[Entries with chart source code]
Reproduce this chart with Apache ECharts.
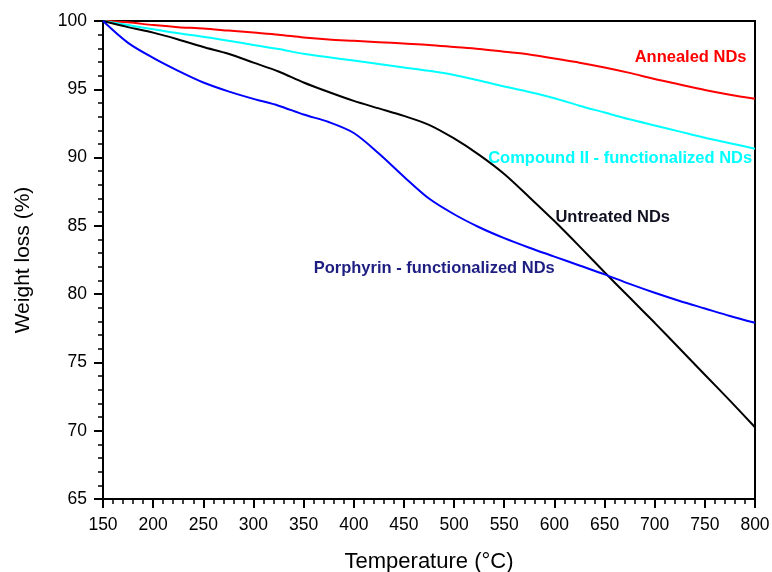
<!DOCTYPE html>
<html>
<head>
<meta charset="utf-8">
<script src="https://cdn.jsdelivr.net/npm/echarts@6/dist/echarts.min.js"></script>
<style>
  html, body { margin: 0; padding: 0; background: #fff; }
  #chart { width: 772px; height: 572px; }
</style>
</head>
<body>
<div id="chart"></div>
<script>
// Temperature grid (°C) shared by all TGA curves
const temperatures = [150, 175, 200, 225, 250, 275, 300, 325, 350, 375, 400, 425, 450, 475,
                      500, 525, 550, 575, 600, 625, 650, 675, 700, 725, 750, 775, 800];

// Remaining weight (%) for each sample
const annealed = [100, 99.9, 99.7, 99.55, 99.45, 99.3, 99.15, 99.0, 98.8, 98.65, 98.55, 98.45, 98.35, 98.25,
                  98.1, 97.95, 97.75, 97.55, 97.25, 96.95, 96.6, 96.2, 95.75, 95.35, 94.95, 94.6, 94.3];
const compoundII = [100, 99.7, 99.4, 99.1, 98.85, 98.55, 98.25, 97.95, 97.6, 97.35, 97.1, 96.85, 96.6, 96.35,
                    96.05, 95.65, 95.2, 94.8, 94.35, 93.8, 93.3, 92.8, 92.35, 91.9, 91.45, 91.05, 90.65];
const untreated = [100, 99.55, 99.15, 98.65, 98.1, 97.6, 96.95, 96.3, 95.5, 94.8, 94.15, 93.6, 93.05, 92.4,
                   91.4, 90.2, 88.8, 87.1, 85.35, 83.5, 81.6, 79.75, 77.9, 76.0, 74.1, 72.2, 70.25];
const porphyrin = [100, 98.4, 97.3, 96.35, 95.5, 94.85, 94.3, 93.8, 93.15, 92.6, 91.8, 90.3, 88.6, 87.0,
                   85.85, 84.9, 84.1, 83.4, 82.75, 82.1, 81.45, 80.75, 80.1, 79.5, 78.95, 78.4, 77.9];

// Curve names, colours and where their captions sit (temperature, weight)
const seriesNames = ['Annealed NDs', 'Compound II - functionalized NDs', 'Untreated NDs', 'Porphyrin - functionalized NDs'];
const lineColors = ['#ff0000', '#00ffff', '#000000', '#0000ff'];
const captionColors = ['#ff0000', '#00ffff', '#111122', '#1e1e82'];
const captionAnchors = [[680, 97.3], [534, 89.9], [601, 85.65], [360, 81.85]];

// Axis ranges and tick labels
const xMin = 150, xMax = 800, xStep = 50;
const yMin = 65, yMax = 100, yStep = 5;

const font = '"Liberation Sans", Arial, sans-serif';
const values = [annealed, compoundII, untreated, porphyrin];

const chart = echarts.init(document.getElementById('chart'), null, { renderer: 'canvas' });

const series = values.map((vals, i) => ({
  name: seriesNames[i],
  type: 'line',
  data: temperatures.map((t, k) => [t, vals[k]]),
  showSymbol: false,
  smooth: 0.3,
  lineStyle: { color: lineColors[i], width: 2 },
  z: 3 + i,
  markPoint: {
    symbol: 'circle',
    symbolSize: 0,
    silent: true,
    data: [{
      coord: captionAnchors[i],
      label: {
        show: true,
        formatter: seriesNames[i],
        position: 'right',
        distance: 0,
        color: captionColors[i],
        fontFamily: font,
        fontWeight: 'bold',
        fontSize: 16.5
      }
    }]
  }
}));

const axisCommon = {
  axisLine: { show: true, onZero: false, lineStyle: { color: '#000', width: 2 } },
  axisTick: { show: true, inside: false, length: 9, lineStyle: { color: '#000', width: 2 } },
  minorTick: { show: true, splitNumber: 5, length: 5, lineStyle: { color: '#000', width: 1.5 } },
  splitLine: { show: false },
  axisLabel: { color: '#000', fontFamily: font, fontSize: 17.5 }
};

chart.setOption({
  animation: false,
  backgroundColor: '#fff',
  grid: {
    left: 103, right: 17, top: 21, bottom: 73,
    outerBoundsMode: 'none',
    containLabel: false,
    show: true, borderColor: '#000', borderWidth: 2, backgroundColor: 'transparent'
  },
  xAxis: Object.assign({}, axisCommon, {
    type: 'value',
    min: xMin, max: xMax, interval: xStep,
    name: 'Temperature (°C)',
    nameLocation: 'middle',
    nameGap: 52,
    nameTextStyle: { color: '#000', fontFamily: font, fontSize: 22 },
    axisLabel: Object.assign({}, axisCommon.axisLabel, { margin: 17 })
  }),
  yAxis: Object.assign({}, axisCommon, {
    type: 'value',
    min: yMin, max: yMax, interval: yStep,
    name: 'Weight loss (%)',
    nameLocation: 'middle',
    nameGap: 69,
    nameRotate: 90,
    nameTextStyle: { color: '#000', fontFamily: font, fontSize: 21 },
    axisLabel: Object.assign({}, axisCommon.axisLabel, { margin: 16 })
  }),
  series: series
});
</script>
</body>
</html>
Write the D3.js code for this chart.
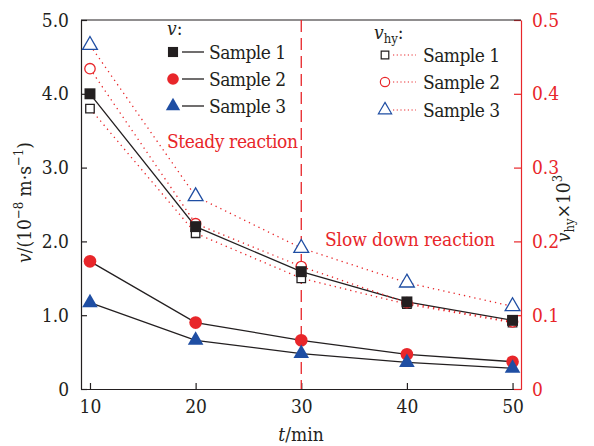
<!DOCTYPE html>
<html><head><meta charset="utf-8">
<script src="https://cdn.jsdelivr.net/npm/d3@7"></script>
<style>body{margin:0;background:#fff}svg{display:block}</style>
</head><body><svg id="c" width="594" height="446"></svg>
<script>
const times = [10, 20, 30, 40, 50];
const vSample1 = [4.0, 2.20, 1.59, 1.18, 0.93];
const vSample2 = [1.73, 0.90, 0.66, 0.47, 0.37];
const vSample3 = [1.17, 0.66, 0.48, 0.36, 0.28];
const vhySample1 = [0.380, 0.211, 0.150, 0.115, 0.090];
const vhySample2 = [0.434, 0.224, 0.166, 0.117, 0.091];
const vhySample3 = [0.466, 0.261, 0.191, 0.144, 0.112];
const leftTicks = [0, 1, 2, 3, 4, 5];
const leftTickLabels = ["0", "1.0", "2.0", "3.0", "4.0", "5.0"];
const rightTicks = [0, 0.1, 0.2, 0.3, 0.4, 0.5];
const rightTickLabels = ["0", "0.1", "0.2", "0.3", "0.4", "0.5"];
const sampleNames = ["Sample 1", "Sample 2", "Sample 3"];
const regionLabels = ["Steady reaction", "Slow down reaction"];
const boundaryTime = 30;

const RED = "#e8262a", BLUE = "#1f4ea3", BLACK = "#231f20";
const FONT = '"DejaVu Serif Condensed","DejaVu Serif"';
const svg = d3.select("#c");
const L = 81, R = 521, T = 20, B = 389;
const x = d3.scaleLinear().domain([9.15, 50.8]).range([L, R]);
const yL = d3.scaleLinear().domain([0, 5]).range([B, T]);
const yR = d3.scaleLinear().domain([0, 0.5]).range([B, T]);
const FS = 19;
const SUB = 13;

// axes
const gx = svg.append("g").attr("transform", `translate(0,${B})`)
  .call(d3.axisBottom(x).tickValues(times).tickSizeInner(-6).tickSizeOuter(0).tickPadding(11).tickFormat(d3.format("d")));
const gl = svg.append("g").attr("transform", `translate(${L},0)`)
  .call(d3.axisLeft(yL).tickValues(leftTicks).tickSizeInner(-6).tickSizeOuter(0).tickPadding(12).tickFormat((d,i)=>leftTickLabels[i]));
const gr = svg.append("g").attr("transform", `translate(${R},0)`)
  .call(d3.axisRight(yR).tickValues(rightTicks).tickSizeInner(-7).tickSizeOuter(0).tickPadding(11).tickFormat((d,i)=>rightTickLabels[i]));
[gx, gl].forEach(g => { g.selectAll("path,line").attr("stroke", BLACK).attr("stroke-width", 1.2);
  g.selectAll("text").attr("fill", BLACK).attr("font-size", FS); });
gr.selectAll("path,line").attr("stroke", RED).attr("stroke-width", 1.2);
gr.selectAll("text").attr("fill", RED).attr("font-size", FS);
// top frame
svg.append("line").attr("x1", L).attr("x2", R).attr("y1", T).attr("y2", T).attr("stroke", BLACK).attr("stroke-width", 1.2);

// boundary dashed line
svg.append("line").attr("x1", x(boundaryTime)).attr("x2", x(boundaryTime)).attr("y1", T).attr("y2", B)
  .attr("stroke", RED).attr("stroke-width", 1.3).attr("stroke-dasharray", "12,6");

// region labels
svg.append("text").attr("x", 167).attr("y", 148).attr("fill", RED).attr("font-size", FS).attr("textLength", 131).text(regionLabels[0]);
svg.append("text").attr("x", 325).attr("y", 246).attr("fill", RED).attr("font-size", FS).attr("textLength", 170).text(regionLabels[1]);

const line = d3.line().x((d,i)=>x(times[i]));
const vSeries = [vSample1, vSample2, vSample3];
const vhySeries = [vhySample1, vhySample2, vhySample3];
const colors = [BLACK, RED, BLUE];
const shapes = [d3.symbolSquare, d3.symbolCircle, d3.symbolTriangle];
const fillSizes = [120, 125, 105];
const openSizes = [72, 85, 95];

// solid lines for v
vSeries.forEach(s => svg.append("path").datum(s).attr("fill", "none").attr("stroke", BLACK).attr("stroke-width", 1.3)
  .attr("d", line.y(d=>yL(d))));
// dotted lines for v_hy
vhySeries.forEach(s => svg.append("path").datum(s).attr("fill", "none").attr("stroke", RED).attr("stroke-width", 1.3)
  .attr("stroke-dasharray", "1.3,4").attr("d", line.y(d=>yR(d))));

// markers
vhySeries.forEach((s, k) => svg.append("g").selectAll("path").data(s).join("path")
  .attr("transform", (d,i)=>`translate(${x(times[i])},${yR(d)})`)
  .attr("d", d3.symbol(shapes[k], openSizes[k])).attr("fill", "#fff").attr("stroke", colors[k]).attr("stroke-width", 1.3));
vSeries.forEach((s, k) => svg.append("g").selectAll("path").data(s).join("path")
  .attr("transform", (d,i)=>`translate(${x(times[i])},${yL(d)})`)
  .attr("d", d3.symbol(shapes[k], fillSizes[k])).attr("fill", colors[k]));

// left legend
const lg = svg.append("g");
const lt = lg.append("text").attr("x", 167).attr("y", 35).attr("font-size", FS).attr("fill", BLACK);
lt.append("tspan").attr("font-style", "italic").text("v");
lt.append("tspan").text(":");
[52, 79, 106].forEach((yy, k) => {
  lg.append("path").attr("transform", `translate(173,${yy})`).attr("d", d3.symbol(shapes[k], fillSizes[k]*0.85)).attr("fill", colors[k]);
  lg.append("line").attr("x1", 182).attr("x2", 204).attr("y1", yy).attr("y2", yy).attr("stroke", BLACK).attr("stroke-width", 1.3);
  lg.append("text").attr("x", 209).attr("y", yy + 7).attr("font-size", FS).attr("fill", BLACK).attr("textLength", 77).text(sampleNames[k]);
});
// right legend
const rt = lg.append("text").attr("x", 374).attr("y", 39).attr("font-size", FS).attr("fill", BLACK);
rt.append("tspan").attr("font-style", "italic").text("v");
rt.append("tspan").attr("font-size", SUB).attr("dy", 4).text("hy");
rt.append("tspan").attr("dy", -4).text(":");
[55, 82, 110].forEach((yy, k) => {
  lg.append("path").attr("transform", `translate(385,${yy})`).attr("d", d3.symbol(shapes[k], openSizes[k]*0.8)).attr("fill", "#fff").attr("stroke", colors[k]).attr("stroke-width", 1.2);
  lg.append("line").attr("x1", 393).attr("x2", 416).attr("y1", yy).attr("y2", yy).attr("stroke", RED).attr("stroke-width", 1.2).attr("stroke-dasharray", "1.2,2.5");
  lg.append("text").attr("x", 423).attr("y", yy + 7).attr("font-size", FS).attr("fill", BLACK).attr("textLength", 77).text(sampleNames[k]);
});

// axis titles
const yl = svg.append("text").attr("transform", `translate(31,${(T+B)/2 - 2}) rotate(-90)`).attr("text-anchor", "middle")
  .attr("font-size", FS).attr("fill", BLACK);
yl.append("tspan").attr("font-style", "italic").text("v");
yl.append("tspan").text("/(10");
yl.append("tspan").attr("font-size", SUB).attr("dy", -8).text("−8");
yl.append("tspan").attr("dy", 8).text(" m·s");
yl.append("tspan").attr("font-size", SUB).attr("dy", -8).text("−1");
yl.append("tspan").attr("dy", 8).text(")");

const yr = svg.append("text").attr("transform", `translate(570,${(T+B)/2 + 4}) rotate(-90)`).attr("text-anchor", "middle")
  .attr("font-size", FS).attr("fill", BLACK);
yr.append("tspan").attr("font-style", "italic").text("v");
yr.append("tspan").attr("font-size", SUB).attr("dy", 4).text("hy");
yr.append("tspan").attr("dy", -4).text("×10");
yr.append("tspan").attr("font-size", SUB).attr("dy", -8).text("3");

const xt = svg.append("text").attr("x", (L+R)/2).attr("y", 441).attr("text-anchor", "middle").attr("font-size", FS).attr("fill", BLACK);
xt.append("tspan").attr("font-style", "italic").text("t");
xt.append("tspan").text("/min");
svg.selectAll("text").attr("font-family", FONT);
</script></body></html>
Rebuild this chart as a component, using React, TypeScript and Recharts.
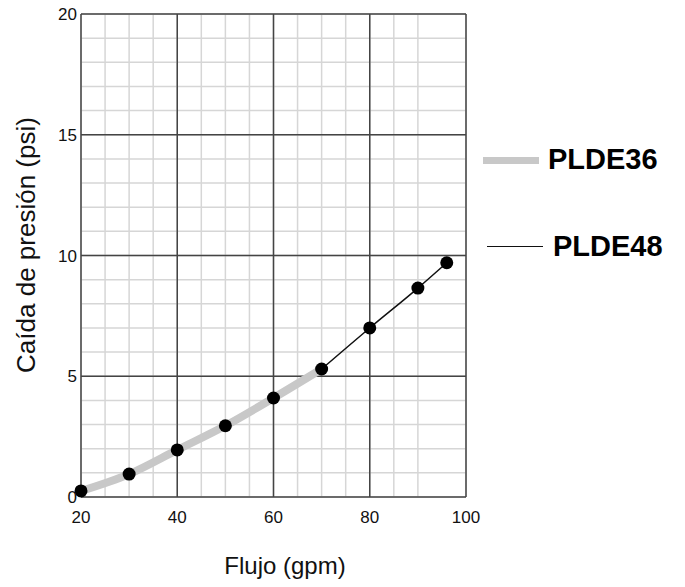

| What you have to do |
Extract, word for word, each line from the top of the data down to and including the line with "750, 775, 800];"; skip the pictures.

| Correct answer |
Reproduce this chart with Apache ECharts.
<!DOCTYPE html>
<html>
<head>
<meta charset="utf-8">
<script src="https://cdn.jsdelivr.net/npm/echarts@6/dist/echarts.min.js"></script>
<style>
  html, body { margin: 0; padding: 0; background: #fff; }
  #chart { width: 772px; height: 572px; }
</style>
</head>
<body>
<div id="chart"></div>
<script>
// Temperature grid (°C) shared by all TGA curves
const temperatures = [150, 175, 200, 225, 250, 275, 300, 325, 350, 375, 400, 425, 450, 475,
                      500, 525, 550, 575, 600, 625, 650, 675, 700, 725, 750, 775, 800];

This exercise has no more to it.